▸ **WRITTEN EXERCISE**:
Your task is to transcribe all the entries exactly, excluding pictures.
▽
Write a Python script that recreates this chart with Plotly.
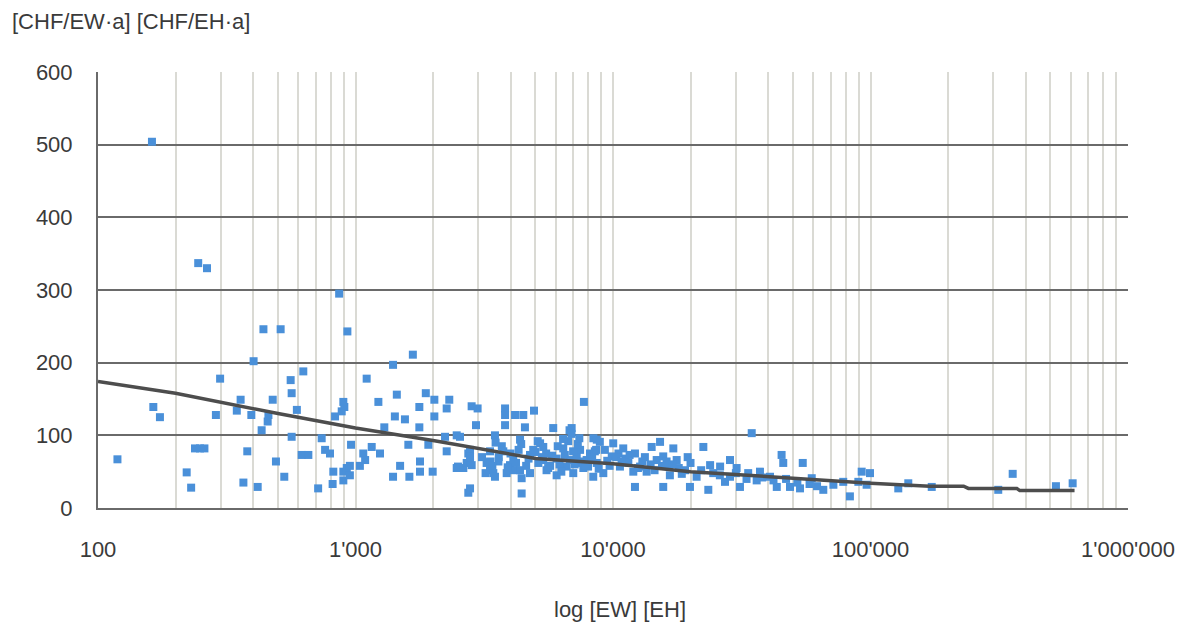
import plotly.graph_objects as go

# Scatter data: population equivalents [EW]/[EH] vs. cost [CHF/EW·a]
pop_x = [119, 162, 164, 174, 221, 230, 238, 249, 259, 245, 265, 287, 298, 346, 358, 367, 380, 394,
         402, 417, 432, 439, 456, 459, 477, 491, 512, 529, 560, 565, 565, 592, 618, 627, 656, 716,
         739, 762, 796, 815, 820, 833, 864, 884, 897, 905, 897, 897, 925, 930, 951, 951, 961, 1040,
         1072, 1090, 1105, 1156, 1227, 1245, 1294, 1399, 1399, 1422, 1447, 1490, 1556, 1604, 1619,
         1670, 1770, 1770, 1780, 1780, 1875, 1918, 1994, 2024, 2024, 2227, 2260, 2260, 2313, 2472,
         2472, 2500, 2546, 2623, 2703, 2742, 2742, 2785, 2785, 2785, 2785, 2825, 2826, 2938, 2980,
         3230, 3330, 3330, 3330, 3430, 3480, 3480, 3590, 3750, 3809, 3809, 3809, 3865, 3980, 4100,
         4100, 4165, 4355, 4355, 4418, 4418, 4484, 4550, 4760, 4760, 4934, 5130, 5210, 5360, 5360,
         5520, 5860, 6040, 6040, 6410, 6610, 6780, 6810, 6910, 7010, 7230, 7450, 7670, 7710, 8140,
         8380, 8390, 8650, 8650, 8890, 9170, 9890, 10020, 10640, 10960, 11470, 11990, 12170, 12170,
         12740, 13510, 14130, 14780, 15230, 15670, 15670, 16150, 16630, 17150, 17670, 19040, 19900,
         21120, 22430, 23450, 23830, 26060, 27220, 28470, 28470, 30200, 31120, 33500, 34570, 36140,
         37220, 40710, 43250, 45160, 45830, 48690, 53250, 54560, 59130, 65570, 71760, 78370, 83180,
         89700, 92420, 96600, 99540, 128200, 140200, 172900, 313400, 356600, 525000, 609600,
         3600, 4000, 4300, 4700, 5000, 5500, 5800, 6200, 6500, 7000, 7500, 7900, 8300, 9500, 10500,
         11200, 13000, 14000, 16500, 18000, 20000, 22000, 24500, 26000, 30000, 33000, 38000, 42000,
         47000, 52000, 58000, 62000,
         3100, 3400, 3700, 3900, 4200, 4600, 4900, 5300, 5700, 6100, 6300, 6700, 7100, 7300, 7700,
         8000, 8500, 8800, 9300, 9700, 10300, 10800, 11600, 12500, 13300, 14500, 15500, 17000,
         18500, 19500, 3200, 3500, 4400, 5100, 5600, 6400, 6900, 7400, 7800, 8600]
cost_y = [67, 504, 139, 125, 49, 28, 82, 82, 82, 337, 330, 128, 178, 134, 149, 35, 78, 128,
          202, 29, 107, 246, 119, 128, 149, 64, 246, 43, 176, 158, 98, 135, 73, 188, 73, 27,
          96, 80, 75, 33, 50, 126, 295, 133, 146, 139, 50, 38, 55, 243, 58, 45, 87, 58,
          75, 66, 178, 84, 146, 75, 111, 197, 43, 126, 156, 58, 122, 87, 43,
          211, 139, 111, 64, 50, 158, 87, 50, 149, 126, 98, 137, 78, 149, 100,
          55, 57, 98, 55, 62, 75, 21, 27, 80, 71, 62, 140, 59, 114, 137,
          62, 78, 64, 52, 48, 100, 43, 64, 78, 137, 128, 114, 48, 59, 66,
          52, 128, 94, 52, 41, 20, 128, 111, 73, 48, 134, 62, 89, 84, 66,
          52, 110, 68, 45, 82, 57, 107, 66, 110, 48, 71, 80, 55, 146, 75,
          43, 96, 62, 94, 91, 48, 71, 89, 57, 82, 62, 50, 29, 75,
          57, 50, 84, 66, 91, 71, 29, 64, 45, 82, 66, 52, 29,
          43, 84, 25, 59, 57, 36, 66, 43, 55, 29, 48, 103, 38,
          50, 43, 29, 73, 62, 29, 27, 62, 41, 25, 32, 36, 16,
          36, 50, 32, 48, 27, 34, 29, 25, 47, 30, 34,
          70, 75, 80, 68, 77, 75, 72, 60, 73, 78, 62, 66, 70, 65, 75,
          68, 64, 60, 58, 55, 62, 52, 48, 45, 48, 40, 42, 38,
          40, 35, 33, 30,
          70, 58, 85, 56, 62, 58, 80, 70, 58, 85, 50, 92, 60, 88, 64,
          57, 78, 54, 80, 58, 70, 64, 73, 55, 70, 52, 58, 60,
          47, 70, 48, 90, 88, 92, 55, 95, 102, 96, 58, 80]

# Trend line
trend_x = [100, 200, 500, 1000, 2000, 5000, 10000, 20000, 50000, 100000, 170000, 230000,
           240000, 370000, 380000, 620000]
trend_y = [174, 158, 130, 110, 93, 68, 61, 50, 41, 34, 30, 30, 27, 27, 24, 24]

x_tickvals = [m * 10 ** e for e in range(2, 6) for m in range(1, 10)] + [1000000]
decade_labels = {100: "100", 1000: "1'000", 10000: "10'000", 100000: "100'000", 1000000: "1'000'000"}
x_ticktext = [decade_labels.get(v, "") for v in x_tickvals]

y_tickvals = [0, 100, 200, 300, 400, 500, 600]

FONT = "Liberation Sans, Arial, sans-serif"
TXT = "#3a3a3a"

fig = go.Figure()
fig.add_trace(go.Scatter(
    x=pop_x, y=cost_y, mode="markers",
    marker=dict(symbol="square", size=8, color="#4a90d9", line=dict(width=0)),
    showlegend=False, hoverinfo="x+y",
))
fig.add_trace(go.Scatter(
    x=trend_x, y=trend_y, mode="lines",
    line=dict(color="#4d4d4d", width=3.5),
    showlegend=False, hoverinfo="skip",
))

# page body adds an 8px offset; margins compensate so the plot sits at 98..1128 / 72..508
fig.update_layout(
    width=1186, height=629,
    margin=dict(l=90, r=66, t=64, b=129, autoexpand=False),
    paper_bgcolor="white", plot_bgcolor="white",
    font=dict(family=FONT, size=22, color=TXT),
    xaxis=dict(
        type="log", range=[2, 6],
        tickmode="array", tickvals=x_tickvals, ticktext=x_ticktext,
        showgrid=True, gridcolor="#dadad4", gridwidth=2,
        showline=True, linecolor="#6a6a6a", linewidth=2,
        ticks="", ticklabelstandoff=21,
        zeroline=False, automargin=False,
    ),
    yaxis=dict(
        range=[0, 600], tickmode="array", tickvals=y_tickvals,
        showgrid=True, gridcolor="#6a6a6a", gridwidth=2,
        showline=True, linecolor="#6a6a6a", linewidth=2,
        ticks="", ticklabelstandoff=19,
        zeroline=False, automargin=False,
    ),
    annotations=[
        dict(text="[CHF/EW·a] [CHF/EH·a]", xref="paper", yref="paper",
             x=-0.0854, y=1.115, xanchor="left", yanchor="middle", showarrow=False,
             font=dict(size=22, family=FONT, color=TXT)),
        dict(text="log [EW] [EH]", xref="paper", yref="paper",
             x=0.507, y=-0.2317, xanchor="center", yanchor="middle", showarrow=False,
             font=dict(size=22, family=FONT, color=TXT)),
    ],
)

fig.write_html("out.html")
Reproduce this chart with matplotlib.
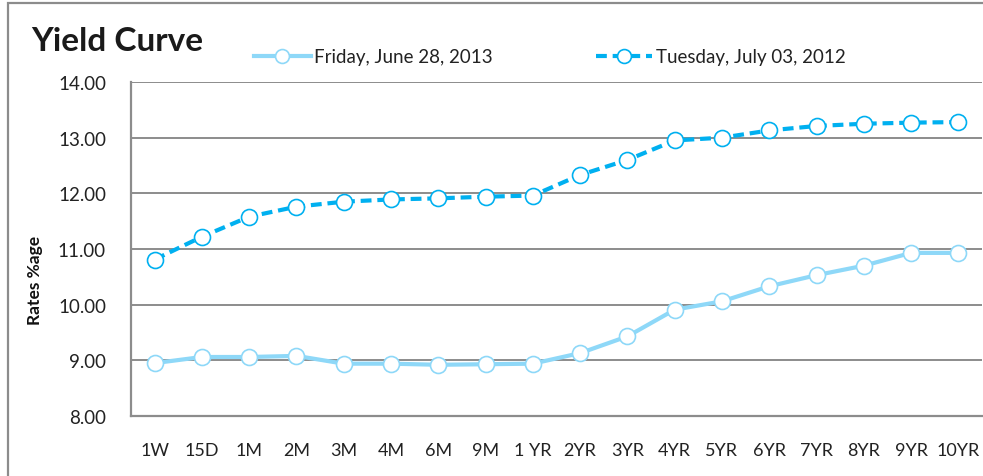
△
▸ **WORKED ANSWER**:
Write a Python script that recreates this chart with Plotly.
import plotly.graph_objects as go

# Scatter data: population equivalents [EW]/[EH] vs. cost [CHF/EW·a]
pop_x = [119, 162, 164, 174, 221, 230, 238, 249, 259, 245, 265, 287, 298, 346, 358, 367, 380, 394,
         402, 417, 432, 439, 456, 459, 477, 491, 512, 529, 560, 565, 565, 592, 618, 627, 656, 716,
         739, 762, 796, 815, 820, 833, 864, 884, 897, 905, 897, 897, 925, 930, 951, 951, 961, 1040,
         1072, 1090, 1105, 1156, 1227, 1245, 1294, 1399, 1399, 1422, 1447, 1490, 1556, 1604, 1619,
         1670, 1770, 1770, 1780, 1780, 1875, 1918, 1994, 2024, 2024, 2227, 2260, 2260, 2313, 2472,
         2472, 2500, 2546, 2623, 2703, 2742, 2742, 2785, 2785, 2785, 2785, 2825, 2826, 2938, 2980,
         3230, 3330, 3330, 3330, 3430, 3480, 3480, 3590, 3750, 3809, 3809, 3809, 3865, 3980, 4100,
         4100, 4165, 4355, 4355, 4418, 4418, 4484, 4550, 4760, 4760, 4934, 5130, 5210, 5360, 5360,
         5520, 5860, 6040, 6040, 6410, 6610, 6780, 6810, 6910, 7010, 7230, 7450, 7670, 7710, 8140,
         8380, 8390, 8650, 8650, 8890, 9170, 9890, 10020, 10640, 10960, 11470, 11990, 12170, 12170,
         12740, 13510, 14130, 14780, 15230, 15670, 15670, 16150, 16630, 17150, 17670, 19040, 19900,
         21120, 22430, 23450, 23830, 26060, 27220, 28470, 28470, 30200, 31120, 33500, 34570, 36140,
         37220, 40710, 43250, 45160, 45830, 48690, 53250, 54560, 59130, 65570, 71760, 78370, 83180,
         89700, 92420, 96600, 99540, 128200, 140200, 172900, 313400, 356600, 525000, 609600,
         3600, 4000, 4300, 4700, 5000, 5500, 5800, 6200, 6500, 7000, 7500, 7900, 8300, 9500, 10500,
         11200, 13000, 14000, 16500, 18000, 20000, 22000, 24500, 26000, 30000, 33000, 38000, 42000,
         47000, 52000, 58000, 62000,
         3100, 3400, 3700, 3900, 4200, 4600, 4900, 5300, 5700, 6100, 6300, 6700, 7100, 7300, 7700,
         8000, 8500, 8800, 9300, 9700, 10300, 10800, 11600, 12500, 13300, 14500, 15500, 17000,
         18500, 19500, 3200, 3500, 4400, 5100, 5600, 6400, 6900, 7400, 7800, 8600]
cost_y = [67, 504, 139, 125, 49, 28, 82, 82, 82, 337, 330, 128, 178, 134, 149, 35, 78, 128,
          202, 29, 107, 246, 119, 128, 149, 64, 246, 43, 176, 158, 98, 135, 73, 188, 73, 27,
          96, 80, 75, 33, 50, 126, 295, 133, 146, 139, 50, 38, 55, 243, 58, 45, 87, 58,
          75, 66, 178, 84, 146, 75, 111, 197, 43, 126, 156, 58, 122, 87, 43,
          211, 139, 111, 64, 50, 158, 87, 50, 149, 126, 98, 137, 78, 149, 100,
          55, 57, 98, 55, 62, 75, 21, 27, 80, 71, 62, 140, 59, 114, 137,
          62, 78, 64, 52, 48, 100, 43, 64, 78, 137, 128, 114, 48, 59, 66,
          52, 128, 94, 52, 41, 20, 128, 111, 73, 48, 134, 62, 89, 84, 66,
          52, 110, 68, 45, 82, 57, 107, 66, 110, 48, 71, 80, 55, 146, 75,
          43, 96, 62, 94, 91, 48, 71, 89, 57, 82, 62, 50, 29, 75,
          57, 50, 84, 66, 91, 71, 29, 64, 45, 82, 66, 52, 29,
          43, 84, 25, 59, 57, 36, 66, 43, 55, 29, 48, 103, 38,
          50, 43, 29, 73, 62, 29, 27, 62, 41, 25, 32, 36, 16,
          36, 50, 32, 48, 27, 34, 29, 25, 47, 30, 34,
          70, 75, 80, 68, 77, 75, 72, 60, 73, 78, 62, 66, 70, 65, 75,
          68, 64, 60, 58, 55, 62, 52, 48, 45, 48, 40, 42, 38,
          40, 35, 33, 30,
          70, 58, 85, 56, 62, 58, 80, 70, 58, 85, 50, 92, 60, 88, 64,
          57, 78, 54, 80, 58, 70, 64, 73, 55, 70, 52, 58, 60,
          47, 70, 48, 90, 88, 92, 55, 95, 102, 96, 58, 80]

# Trend line
trend_x = [100, 200, 500, 1000, 2000, 5000, 10000, 20000, 50000, 100000, 170000, 230000,
           240000, 370000, 380000, 620000]
trend_y = [174, 158, 130, 110, 93, 68, 61, 50, 41, 34, 30, 30, 27, 27, 24, 24]

x_tickvals = [m * 10 ** e for e in range(2, 6) for m in range(1, 10)] + [1000000]
decade_labels = {100: "100", 1000: "1'000", 10000: "10'000", 100000: "100'000", 1000000: "1'000'000"}
x_ticktext = [decade_labels.get(v, "") for v in x_tickvals]

y_tickvals = [0, 100, 200, 300, 400, 500, 600]

FONT = "Liberation Sans, Arial, sans-serif"
TXT = "#3a3a3a"

fig = go.Figure()
fig.add_trace(go.Scatter(
    x=pop_x, y=cost_y, mode="markers",
    marker=dict(symbol="square", size=8, color="#4a90d9", line=dict(width=0)),
    showlegend=False, hoverinfo="x+y",
))
fig.add_trace(go.Scatter(
    x=trend_x, y=trend_y, mode="lines",
    line=dict(color="#4d4d4d", width=3.5),
    showlegend=False, hoverinfo="skip",
))

# page body adds an 8px offset; margins compensate so the plot sits at 98..1128 / 72..508
fig.update_layout(
    width=1186, height=629,
    margin=dict(l=90, r=66, t=64, b=129, autoexpand=False),
    paper_bgcolor="white", plot_bgcolor="white",
    font=dict(family=FONT, size=22, color=TXT),
    xaxis=dict(
        type="log", range=[2, 6],
        tickmode="array", tickvals=x_tickvals, ticktext=x_ticktext,
        showgrid=True, gridcolor="#dadad4", gridwidth=2,
        showline=True, linecolor="#6a6a6a", linewidth=2,
        ticks="", ticklabelstandoff=21,
        zeroline=False, automargin=False,
    ),
    yaxis=dict(
        range=[0, 600], tickmode="array", tickvals=y_tickvals,
        showgrid=True, gridcolor="#6a6a6a", gridwidth=2,
        showline=True, linecolor="#6a6a6a", linewidth=2,
        ticks="", ticklabelstandoff=19,
        zeroline=False, automargin=False,
    ),
    annotations=[
        dict(text="[CHF/EW·a] [CHF/EH·a]", xref="paper", yref="paper",
             x=-0.0854, y=1.115, xanchor="left", yanchor="middle", showarrow=False,
             font=dict(size=22, family=FONT, color=TXT)),
        dict(text="log [EW] [EH]", xref="paper", yref="paper",
             x=0.507, y=-0.2317, xanchor="center", yanchor="middle", showarrow=False,
             font=dict(size=22, family=FONT, color=TXT)),
    ],
)

fig.write_html("out.html")
Reproduce this chart with matplotlib.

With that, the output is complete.